Monday 18 February 2013

The glories of the countryside

There are just so many advantages to spending weekends in the glorious Cotswolds; one being never having to go to a supermarket for processed beef! I've always been a fan of a proper local butcher having grown up in a village in Kent where we had one such. The Sunday joint became the mince for Monday's cottage pie (using one of those funny old grinding machines you clamped to the table and minced by hand as opposed to pushing a button) and the only contact with horses were those my sister used to groom.
And we are lucky to have the advantage of Farmer's Markets; Saturday I was in Chipping Norton buying a shoulder of lamb from the Callow Farm. And if there is no Farmers market there are 2 splendid butchers, Slaters (which provided the sausages for the No 10 bbq for Obama) and Bealds, which as the Prime Minister remarked to me, provides excellent venison.
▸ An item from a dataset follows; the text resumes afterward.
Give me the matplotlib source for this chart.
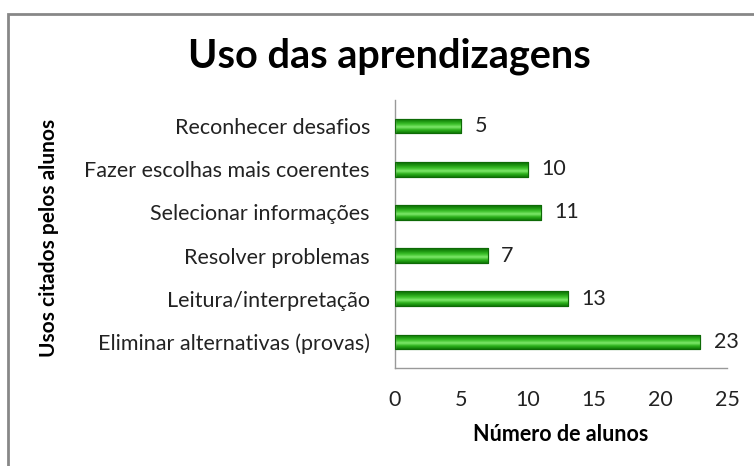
import matplotlib
matplotlib.use("Agg")
import matplotlib.pyplot as plt
import numpy as np
from matplotlib.patches import Rectangle
from matplotlib.colors import LinearSegmentedColormap

categories = ["Eliminar alternativas (provas)", "Leitura/interpretação", "Resolver problemas",
              "Selecionar informações", "Fazer escolhas mais coerentes", "Reconhecer desafios"]
values = [23, 13, 7, 11, 10, 5]
xticks = [0, 5, 10, 15, 20, 25]

plt.rcParams['font.family'] = ['Lato', 'DejaVu Sans']

fig = plt.figure(figsize=(7.54, 4.66), dpi=100)
fig.patches.append(Rectangle((8/754, -0.01), 1.0, 1 - 14/466 + 0.01, transform=fig.transFigure,
                             fill=False, edgecolor="#878787", linewidth=2))
ax = fig.add_axes([395/754, 1 - 368/466, 332/754, 268/466])

y = np.arange(len(categories))
bars = ax.barh(y, values, height=0.34, color="#22a512", edgecolor="#0e6a06", linewidth=0.8, zorder=2)

cmap = LinearSegmentedColormap.from_list("g", ["#0f7a07", "#2cb01b", "#7ee86a", "#3cc02a", "#1c9410", "#0d6a05"])
grad = np.linspace(0, 1, 64).reshape(-1, 1)
for b in bars:
    x0, y0, w, h = b.get_x(), b.get_y(), b.get_width(), b.get_height()
    im = ax.imshow(grad, cmap=cmap, aspect="auto", extent=[x0, x0 + w, y0, y0 + h],
                   origin="lower", zorder=2.5)
    im.set_clip_path(b)
    ax.barh(b.get_y() + h / 2, w, height=h, fill=False, edgecolor="#0e6a06", linewidth=0.8, zorder=3)

for yi, v in zip(y, values):
    ax.text(v + 1.0, yi, str(v), va="center", ha="left", fontsize=15.5, color="#222222")

ax.set_xlim(0, 25)
ax.set_ylim(-0.6, len(categories) - 0.4)
ax.set_xticks(xticks)
ax.set_yticks(y)
ax.set_yticklabels(categories, fontsize=15.5)
ax.tick_params(axis="both", length=0, labelsize=15.5, colors="#222222")
ax.tick_params(axis="x", pad=16)
ax.tick_params(axis="y", pad=18)
for s in ["top", "right"]:
    ax.spines[s].set_visible(False)
for s in ["left", "bottom"]:
    ax.spines[s].set_color("#999999")
    ax.spines[s].set_linewidth(1)

ax.set_xlabel("Número de alunos", fontsize=15.5, fontweight="bold", labelpad=10)
fig.text(49/754, 1 - 238/466, "Usos citados pelos alunos", rotation=90, fontsize=15,
         fontweight="bold", ha="center", va="center")
fig.text(389/754, 1 - 56/466, "Uso das aprendizagens", fontsize=28.5, fontweight="bold",
         ha="center", va="center")

fig.savefig("out.png", dpi=100)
I also popped into the splendid Parish Church, a very fine monument to the richness of the local wool trade. It has an unusual hexagonal Porch, as seen here;




My Saturday shop also took to me to the Chipping Norton Theatre as they are doing a production of Tennessee Williams' Glass Menagerie. Chippy has acquired a reputation for the "Chipping Norton set" of Rebekah Brookes and other such scoundrels but in fact it has a strong radical past, returning labour MPs when it had its own constituency and indeed one of the founders of the Colony of Massachusetts was once a Burger of the Borough.

The weather was particularly fine and the Hound enjoyed a romp around the Charlbury churchyard while I did a bit of informal volunteering by cutting the ivy off a number of the old headstones. Shame when you can't read the names I feel. My own burial plot is here (you can tell I was a Scout, “Be Prepared" as they say) so I like to keep things tidy when the council skimp.



So now it’s back to Brixton. Maybe not countryside but its famed market is a rich source of the exotic fruits and veg not available in Chippy!